The second tip to hosting a vegetarian-friendly barbecue is presentation. While a pile of juicy steaks thrown on a platter straight from the grill may look tempting, a pound of potatoes doesn’t quite have the same appeal. Take a few minutes to peruse a few vegetarian cookbooks, or preview the photographs of the recipes you check out on line. You may be surprised how tempting a plate of Stuffed Tomatoes looks with a sprig of fresh herbs and a sprinkling of balsamic vinegar, grated cheese, or drizzled oil. Let your creative juices flow freely, and watch how mouth-watering the vegetarian alternative suddenly becomes.

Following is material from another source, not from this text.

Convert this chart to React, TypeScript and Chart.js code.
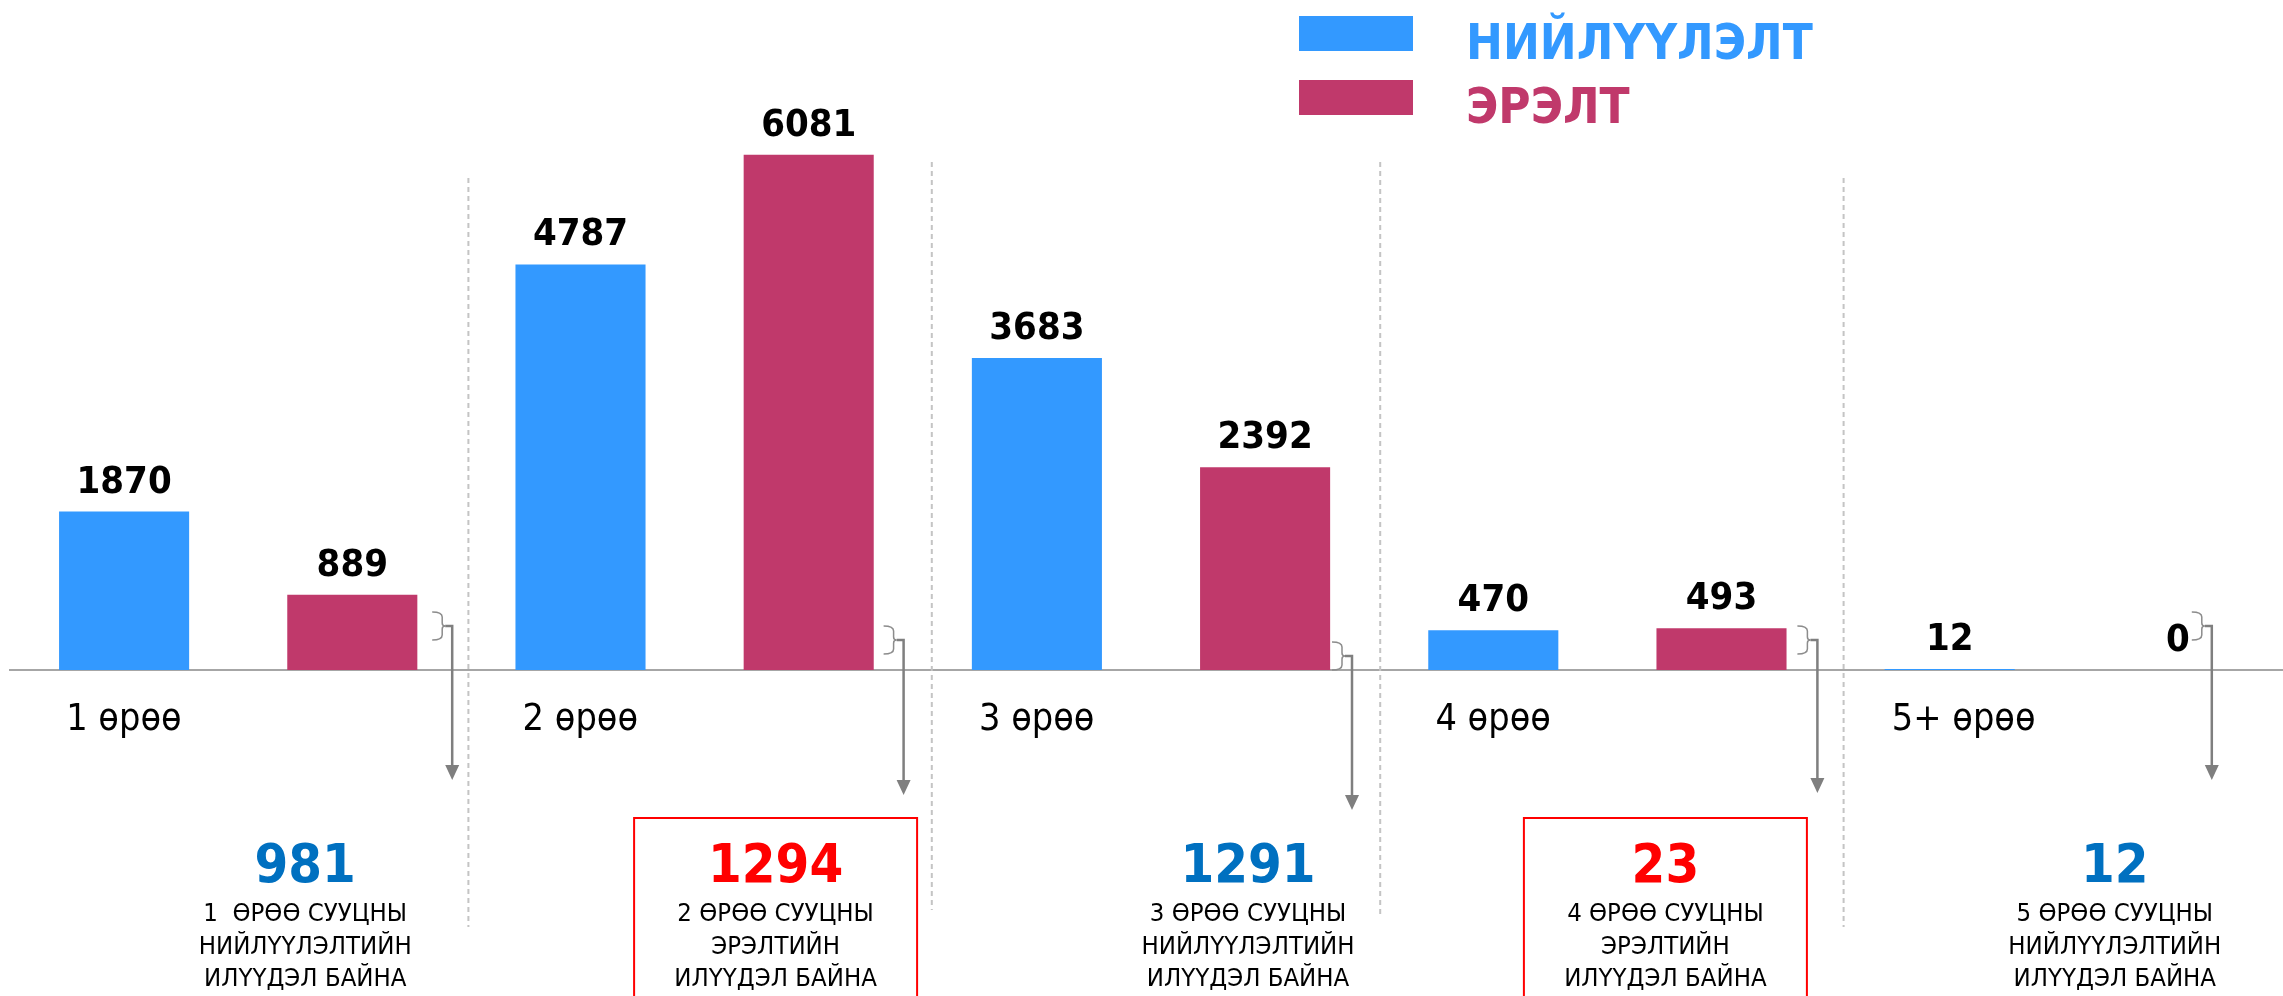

This article wouldn’t be complete without a word on quality. Time after time I’ve found this to be the big difference between a veggie-lover and a veggie-hater. Usually the veggie-hater has never been exposed to good quality vegetables. If you want your vegetarian entrée to come out tasting like a champ, it’s worth the effort to find the freshest produce available. Barbecue season also happens to be the best season for vegetables—so check out your local farmer’s market or neighborhood vegetable stand. Of course, the best place to get vegetables is straight out of the garden, and there are great recipes that even use the veggies you may otherwise throw away. (For example, the green tomatoes that get knocked off the vine grill up firm and tangy!) Trust me, everyone will love a vegetable that has been ripened by the sun, and picked in season.
There you have it! Take these tips with you to the grocery store and the vegetable stand, and I have no doubt your barbecue will be a big hit—for everyone!